Governor Romney tried to find an opening, an advantage on this issue and thereby clinch the “Goliath-slayer” title. On more than one occasion he said, “We are four years closer to a nuclear Iran.”
We are also four years closer to the next Ice Age and California dropping off into the ocean, neither of which sounds horrible to those of us who have just come out of another blistering Texas summer. But, like all dire predictions, such as global warming, Ice Ages, the disappearance of Hollywood, and the end of sugary drinks, reality often turns out to be far less scary than predicted.
Even if Iran were to get a nuclear weapon, the US, Israel, and its allies have thousands and the Iranians know this. If mutually assured destruction (MAD) kept crazies like Khrushchev from using nuclear weapons during the Cold War, and still holds a tight rein on the Islamic fundamentalists in Pakistan and the lunatic of Pyongyang, it might work with Iran too. That was not part of the debate. Why?
The Iran-is-four-years-closer-to-a-nuclear-weapon claim was simply posturing. Governor Romney made it clear that a military strike was the last option, that diplomacy had to be tried first and that the best course was “crippling sanctions,” which of course moved him down a notch in the running for the Prince of Peace title.
President Obama lost no time in pointing out that Governor Romney’s position on this and many other issues were essentially identical to those his administration had been following. Romney’s response was that he would have moved more quickly. Paraphrase - I’m the hare you’re the tortoise?
Both candidates vowed to end the Afghan war though the President clearly had the advantage and pressed it, referring to Romney's changing positions on both Iraq and Afghanistan. Fundamentally, however, their positions were, once again, the same.
The issue that was not brought up in the debate was how a tiny, relatively powerless group of Taliban and Al-Qaeda fighters had succeeded in drawing America, the world’s only super power, into the longest war in American history.
The answer is simple and has nothing to do with Afghanistan. It’s all about Iran. The world’s super power has been sitting on Iran's border for over ten years and for much of this time Iran was sandwiched between American forces in both Iraq and Afghanistan. It’s all about the Goliath-Slayer title and both sides want it!
Romney then advocated for more military spending and intimated that our military was in a historically vulnerable position (fewest number of ships in Navy since 1916, weakest Air Force since 1947). He clearly needs a new fact checker as this left him wide open for the most poignant moment of the evening.
President Obama said, “We also have fewer horse and bayonets.” Though lost on most neocons, the President was right. We are the Death Star on planet Earth. Everybody but the neocons seems to know this. Not only has Obama increased military spending every year, but he pointed out that the United States spends more than the next 10 largest military forces in the world combined. (Emphasis mostly his).
Swords into Plowshares
Though neither candidate would have used such dovish language, probably for fear of turning off Bible-toting voters (I love irony), there was an underlying theme in the debate.

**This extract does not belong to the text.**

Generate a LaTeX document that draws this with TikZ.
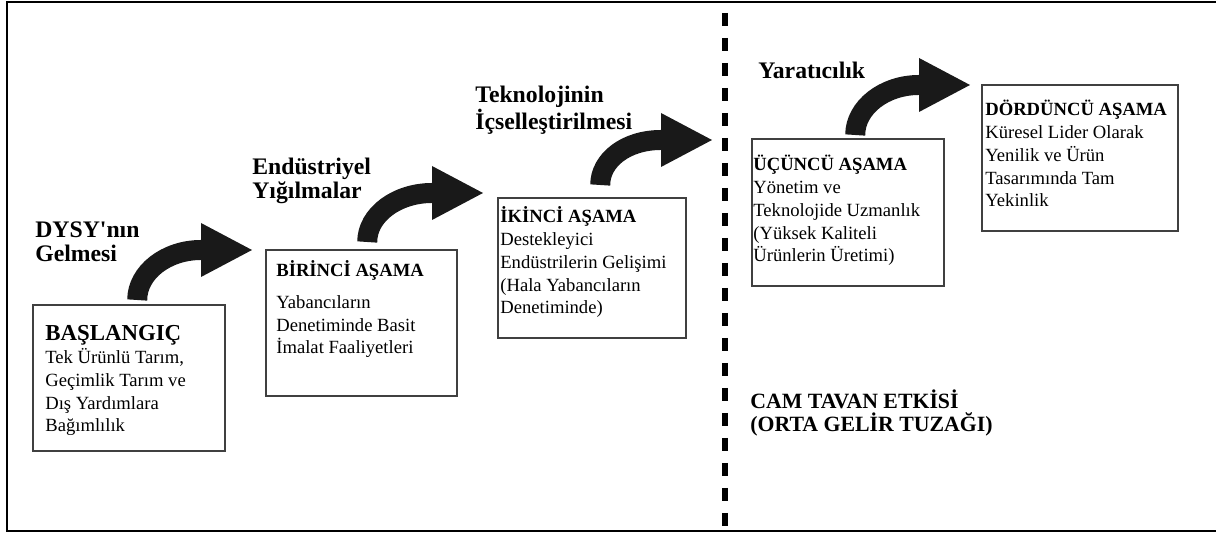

America needs to start producing something other than war. We need to structure an economy that puts Americans to work.
This is what most voters care about. Romney and the President know this. But it’s time for the leaders of the free world to implement this common sense strategy. It's time to end the pursuit of Empire, let the rest of the world take a bit more responsibility and start beating some of our swords into plowshares.